The vote, on Thursday (19 August), saw the declaration upheld by 22 against 15, most of whom came from the opposition, centre-right Civic Platform party, which had called to overturn the old declaration.
The decision came despite the fact the European Commission warned the regional authority in a letter in July that it stood to lose €2.5bn in EU funds in the 2021 to 2027 period if the "discriminatory" text was upheld because it contravened EU values.
"What should we do? Choose pragmatism, realpolitik, as some say, or unambiguously defend our values, honour, genuine freedom?", Jędraszewski, the archbishop, had said in a sermon on 15 August.
Meanwhile, commenting on the outcome, PiS education minister Przemysław Czarnek congratulated the local deputies.
"This shows that, in Poland, in the beautiful, vast region of Małopolska, we stand firmly behind values, behind the family, behind rules which are imperative for Poland, for Europe, to develop," Czarnek said.
The vote came after a four-hour long debate in which Jan Duda, the father of Polish president and PiS loyalist Andrzej Duda, also spoke out in favour of the anti-LGBTI declaration, which he called Poland's "Marseillaise", by comparison to the French national anthem.
"Perhaps the European Commission doesn't understand what Christian values are," Duda said.
"Profanation of holy mass. Everyone saw it. Vandalism of blessed and holy statues ... I don't know who it was, but he walked into church with an axe," the Małopolska regional assembly's PiS-party speaker, Witold Kozłowski, also said, referring to an incident in 2019, which he blamed on LGBTI "ideology", but which, in reality, involved a drunk who had nothing to do with gay rights.
"Be careful what you say. Check your facts, because people are listening," Daria Gosek-Popiołek, a local deputy from Civic Platform, noted in the debate.

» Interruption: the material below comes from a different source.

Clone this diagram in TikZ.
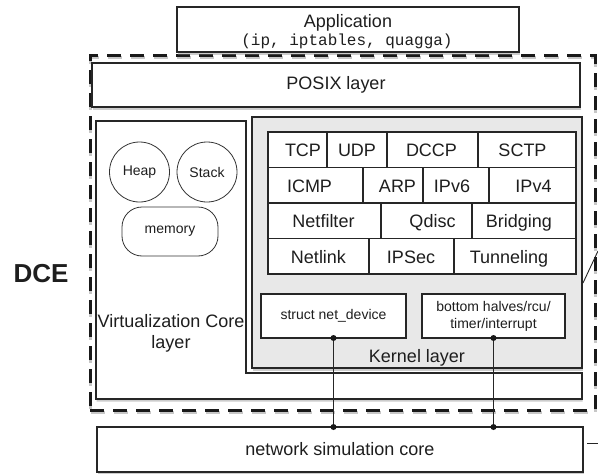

"I wonder what have LGBTI representatives ever done to you [PiS], since you want to exclude them, since you call them an 'ideology', even though they're just people?", Civic Platform's Marek Sowa said.
"Once again, the hatred and anger of PiS turned out to be more important than the welfare of [Polish] citizens, and they [ordinary people] will suffer the most from this decision," Robert Biedroń, an openly gay, left-wing Polish MEP, added in reaction to Thursday's events.
Uneuropean?
Declarations on "LGBTI ideology-free zones" have no legal force, but call to ban promotion of homosexuality in public life, especially schools.
They have been adopted by over 100 local authorities, mostly in south-west Poland, under PiS' patronage and have already led to symbolic cuts in EU funds in some cases.
Meanwhile, the Polish-EU dispute on protection of LGBTI minorities is just one among many, which also cover women's rights, freedom of the press, judicial independence, the primacy of EU law, and PiS' xenophobic and eurosceptic rhetoric.
"The Małopolska Region expresses a strong opposition to the emerging public activities aimed at promoting the ideology of LGBTI movements, the goals of which violate the fundamental rights and freedoms guaranteed in the acts of international law, question the values protected in the Polish constitution, and interfere with the social order," the Małopolska assembly's 2019 declaration says.